> Data shown:
——
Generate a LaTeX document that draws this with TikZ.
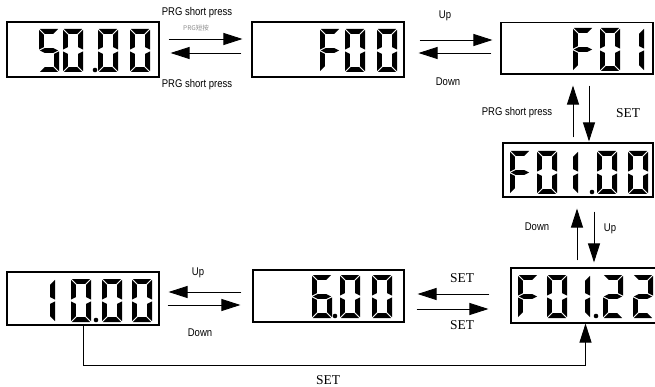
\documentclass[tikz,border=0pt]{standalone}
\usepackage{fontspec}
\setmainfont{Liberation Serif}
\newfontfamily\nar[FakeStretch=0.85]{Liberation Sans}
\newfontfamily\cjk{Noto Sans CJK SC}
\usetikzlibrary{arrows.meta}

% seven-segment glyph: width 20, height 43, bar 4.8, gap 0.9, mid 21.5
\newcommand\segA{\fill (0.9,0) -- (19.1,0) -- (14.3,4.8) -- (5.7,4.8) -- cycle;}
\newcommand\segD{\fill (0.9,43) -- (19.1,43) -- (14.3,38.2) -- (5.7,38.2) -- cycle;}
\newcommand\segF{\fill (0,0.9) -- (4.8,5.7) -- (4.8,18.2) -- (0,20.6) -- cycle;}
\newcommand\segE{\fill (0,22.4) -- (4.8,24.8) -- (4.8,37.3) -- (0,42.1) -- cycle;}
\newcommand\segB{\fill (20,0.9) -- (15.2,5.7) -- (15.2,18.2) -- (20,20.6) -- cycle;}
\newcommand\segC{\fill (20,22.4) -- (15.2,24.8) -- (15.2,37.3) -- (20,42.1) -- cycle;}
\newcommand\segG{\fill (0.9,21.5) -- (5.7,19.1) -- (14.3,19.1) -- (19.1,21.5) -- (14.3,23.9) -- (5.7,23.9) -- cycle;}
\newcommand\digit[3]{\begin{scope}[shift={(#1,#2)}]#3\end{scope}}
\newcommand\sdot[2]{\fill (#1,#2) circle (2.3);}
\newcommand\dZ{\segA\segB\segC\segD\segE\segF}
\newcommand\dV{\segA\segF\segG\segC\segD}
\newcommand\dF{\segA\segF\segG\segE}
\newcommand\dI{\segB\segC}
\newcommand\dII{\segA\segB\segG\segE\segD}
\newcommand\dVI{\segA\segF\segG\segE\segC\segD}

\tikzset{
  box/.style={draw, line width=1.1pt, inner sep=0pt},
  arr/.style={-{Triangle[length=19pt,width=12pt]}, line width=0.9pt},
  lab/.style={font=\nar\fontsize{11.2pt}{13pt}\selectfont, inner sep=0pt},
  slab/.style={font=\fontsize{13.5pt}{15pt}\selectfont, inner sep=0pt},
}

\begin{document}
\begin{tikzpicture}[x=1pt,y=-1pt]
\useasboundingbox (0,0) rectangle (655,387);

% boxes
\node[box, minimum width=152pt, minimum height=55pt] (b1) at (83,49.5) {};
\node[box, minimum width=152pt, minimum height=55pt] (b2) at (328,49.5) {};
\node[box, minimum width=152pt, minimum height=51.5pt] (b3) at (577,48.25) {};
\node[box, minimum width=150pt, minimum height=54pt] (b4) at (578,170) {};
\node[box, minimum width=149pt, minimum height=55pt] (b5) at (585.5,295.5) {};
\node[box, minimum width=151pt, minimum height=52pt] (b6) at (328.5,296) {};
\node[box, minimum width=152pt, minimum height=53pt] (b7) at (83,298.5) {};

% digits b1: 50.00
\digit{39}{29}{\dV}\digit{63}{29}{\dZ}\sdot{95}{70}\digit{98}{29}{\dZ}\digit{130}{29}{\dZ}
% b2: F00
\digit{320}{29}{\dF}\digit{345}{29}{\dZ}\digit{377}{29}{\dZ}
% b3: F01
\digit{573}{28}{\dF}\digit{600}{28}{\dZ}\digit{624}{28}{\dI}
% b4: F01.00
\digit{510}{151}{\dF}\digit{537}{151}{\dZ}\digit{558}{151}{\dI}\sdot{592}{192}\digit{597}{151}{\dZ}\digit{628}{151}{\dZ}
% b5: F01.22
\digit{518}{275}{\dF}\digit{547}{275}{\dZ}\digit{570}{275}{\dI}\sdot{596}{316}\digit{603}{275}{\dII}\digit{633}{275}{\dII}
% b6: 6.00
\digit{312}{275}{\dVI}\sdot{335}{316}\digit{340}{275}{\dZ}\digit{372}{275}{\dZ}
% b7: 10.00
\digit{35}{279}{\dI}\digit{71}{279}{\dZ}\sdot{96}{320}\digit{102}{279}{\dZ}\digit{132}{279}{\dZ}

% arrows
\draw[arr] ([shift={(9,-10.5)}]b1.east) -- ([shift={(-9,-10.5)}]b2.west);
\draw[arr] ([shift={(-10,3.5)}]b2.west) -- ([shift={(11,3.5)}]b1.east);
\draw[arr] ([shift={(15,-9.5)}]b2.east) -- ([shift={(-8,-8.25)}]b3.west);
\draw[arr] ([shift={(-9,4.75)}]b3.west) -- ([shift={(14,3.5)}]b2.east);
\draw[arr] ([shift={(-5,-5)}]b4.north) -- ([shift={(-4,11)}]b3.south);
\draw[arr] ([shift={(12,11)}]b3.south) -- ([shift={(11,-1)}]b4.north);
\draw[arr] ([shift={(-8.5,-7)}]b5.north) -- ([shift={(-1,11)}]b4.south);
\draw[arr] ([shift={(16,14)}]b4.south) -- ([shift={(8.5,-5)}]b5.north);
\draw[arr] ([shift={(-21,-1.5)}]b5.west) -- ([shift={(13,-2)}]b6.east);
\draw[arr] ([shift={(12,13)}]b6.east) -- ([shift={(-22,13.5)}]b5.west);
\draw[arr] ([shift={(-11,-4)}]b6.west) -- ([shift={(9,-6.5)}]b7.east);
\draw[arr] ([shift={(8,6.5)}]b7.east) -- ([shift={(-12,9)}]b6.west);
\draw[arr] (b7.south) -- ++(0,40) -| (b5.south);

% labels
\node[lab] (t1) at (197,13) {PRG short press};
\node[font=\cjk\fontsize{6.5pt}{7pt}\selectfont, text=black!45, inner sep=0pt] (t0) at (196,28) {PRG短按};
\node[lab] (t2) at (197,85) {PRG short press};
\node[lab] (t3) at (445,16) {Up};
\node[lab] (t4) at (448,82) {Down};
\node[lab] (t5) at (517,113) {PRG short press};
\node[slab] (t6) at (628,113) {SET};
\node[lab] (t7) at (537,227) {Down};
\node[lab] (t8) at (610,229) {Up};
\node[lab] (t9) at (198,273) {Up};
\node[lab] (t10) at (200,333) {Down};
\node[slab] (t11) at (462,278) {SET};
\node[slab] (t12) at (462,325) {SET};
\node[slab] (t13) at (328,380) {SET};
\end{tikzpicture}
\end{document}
——
> Exercise goal:
Repeat the material above verbatim, with no pictures in the output.

> Output for this exercise:
Generate a LaTeX document that draws this with TikZ.
\documentclass[tikz,border=0pt]{standalone}
\usepackage{fontspec}
\setmainfont{Liberation Serif}
\newfontfamily\nar[FakeStretch=0.85]{Liberation Sans}
\newfontfamily\cjk{Noto Sans CJK SC}
\usetikzlibrary{arrows.meta}

% seven-segment glyph: width 20, height 43, bar 4.8, gap 0.9, mid 21.5
\newcommand\segA{\fill (0.9,0) -- (19.1,0) -- (14.3,4.8) -- (5.7,4.8) -- cycle;}
\newcommand\segD{\fill (0.9,43) -- (19.1,43) -- (14.3,38.2) -- (5.7,38.2) -- cycle;}
\newcommand\segF{\fill (0,0.9) -- (4.8,5.7) -- (4.8,18.2) -- (0,20.6) -- cycle;}
\newcommand\segE{\fill (0,22.4) -- (4.8,24.8) -- (4.8,37.3) -- (0,42.1) -- cycle;}
\newcommand\segB{\fill (20,0.9) -- (15.2,5.7) -- (15.2,18.2) -- (20,20.6) -- cycle;}
\newcommand\segC{\fill (20,22.4) -- (15.2,24.8) -- (15.2,37.3) -- (20,42.1) -- cycle;}
\newcommand\segG{\fill (0.9,21.5) -- (5.7,19.1) -- (14.3,19.1) -- (19.1,21.5) -- (14.3,23.9) -- (5.7,23.9) -- cycle;}
\newcommand\digit[3]{\begin{scope}[shift={(#1,#2)}]#3\end{scope}}
\newcommand\sdot[2]{\fill (#1,#2) circle (2.3);}
\newcommand\dZ{\segA\segB\segC\segD\segE\segF}
\newcommand\dV{\segA\segF\segG\segC\segD}
\newcommand\dF{\segA\segF\segG\segE}
\newcommand\dI{\segB\segC}
\newcommand\dII{\segA\segB\segG\segE\segD}
\newcommand\dVI{\segA\segF\segG\segE\segC\segD}

\tikzset{
  box/.style={draw, line width=1.1pt, inner sep=0pt},
  arr/.style={-{Triangle[length=19pt,width=12pt]}, line width=0.9pt},
  lab/.style={font=\nar\fontsize{11.2pt}{13pt}\selectfont, inner sep=0pt},
  slab/.style={font=\fontsize{13.5pt}{15pt}\selectfont, inner sep=0pt},
}

\begin{document}
\begin{tikzpicture}[x=1pt,y=-1pt]
\useasboundingbox (0,0) rectangle (655,387);

% boxes
\node[box, minimum width=152pt, minimum height=55pt] (b1) at (83,49.5) {};
\node[box, minimum width=152pt, minimum height=55pt] (b2) at (328,49.5) {};
\node[box, minimum width=152pt, minimum height=51.5pt] (b3) at (577,48.25) {};
\node[box, minimum width=150pt, minimum height=54pt] (b4) at (578,170) {};
\node[box, minimum width=149pt, minimum height=55pt] (b5) at (585.5,295.5) {};
\node[box, minimum width=151pt, minimum height=52pt] (b6) at (328.5,296) {};
\node[box, minimum width=152pt, minimum height=53pt] (b7) at (83,298.5) {};

% digits b1: 50.00
\digit{39}{29}{\dV}\digit{63}{29}{\dZ}\sdot{95}{70}\digit{98}{29}{\dZ}\digit{130}{29}{\dZ}
% b2: F00
\digit{320}{29}{\dF}\digit{345}{29}{\dZ}\digit{377}{29}{\dZ}
% b3: F01
\digit{573}{28}{\dF}\digit{600}{28}{\dZ}\digit{624}{28}{\dI}
% b4: F01.00
\digit{510}{151}{\dF}\digit{537}{151}{\dZ}\digit{558}{151}{\dI}\sdot{592}{192}\digit{597}{151}{\dZ}\digit{628}{151}{\dZ}
% b5: F01.22
\digit{518}{275}{\dF}\digit{547}{275}{\dZ}\digit{570}{275}{\dI}\sdot{596}{316}\digit{603}{275}{\dII}\digit{633}{275}{\dII}
% b6: 6.00
\digit{312}{275}{\dVI}\sdot{335}{316}\digit{340}{275}{\dZ}\digit{372}{275}{\dZ}
% b7: 10.00
\digit{35}{279}{\dI}\digit{71}{279}{\dZ}\sdot{96}{320}\digit{102}{279}{\dZ}\digit{132}{279}{\dZ}

% arrows
\draw[arr] ([shift={(9,-10.5)}]b1.east) -- ([shift={(-9,-10.5)}]b2.west);
\draw[arr] ([shift={(-10,3.5)}]b2.west) -- ([shift={(11,3.5)}]b1.east);
\draw[arr] ([shift={(15,-9.5)}]b2.east) -- ([shift={(-8,-8.25)}]b3.west);
\draw[arr] ([shift={(-9,4.75)}]b3.west) -- ([shift={(14,3.5)}]b2.east);
\draw[arr] ([shift={(-5,-5)}]b4.north) -- ([shift={(-4,11)}]b3.south);
\draw[arr] ([shift={(12,11)}]b3.south) -- ([shift={(11,-1)}]b4.north);
\draw[arr] ([shift={(-8.5,-7)}]b5.north) -- ([shift={(-1,11)}]b4.south);
\draw[arr] ([shift={(16,14)}]b4.south) -- ([shift={(8.5,-5)}]b5.north);
\draw[arr] ([shift={(-21,-1.5)}]b5.west) -- ([shift={(13,-2)}]b6.east);
\draw[arr] ([shift={(12,13)}]b6.east) -- ([shift={(-22,13.5)}]b5.west);
\draw[arr] ([shift={(-11,-4)}]b6.west) -- ([shift={(9,-6.5)}]b7.east);
\draw[arr] ([shift={(8,6.5)}]b7.east) -- ([shift={(-12,9)}]b6.west);
\draw[arr] (b7.south) -- ++(0,40) -| (b5.south);

% labels
\node[lab] (t1) at (197,13) {PRG short press};
\node[font=\cjk\fontsize{6.5pt}{7pt}\selectfont, text=black!45, inner sep=0pt] (t0) at (196,28) {PRG短按};
\node[lab] (t2) at (197,85) {PRG short press};
\node[lab] (t3) at (445,16) {Up};
\node[lab] (t4) at (448,82) {Down};
\node[lab] (t5) at (517,113) {PRG short press};
\node[slab] (t6) at (628,113) {SET};
\node[lab] (t7) at (537,227) {Down};
\node[lab] (t8) at (610,229) {Up};
\node[lab] (t9) at (198,273) {Up};
\node[lab] (t10) at (200,333) {Down};
\node[slab] (t11) at (462,278) {SET};
\node[slab] (t12) at (462,325) {SET};
\node[slab] (t13) at (328,380) {SET};
\end{tikzpicture}
\end{document}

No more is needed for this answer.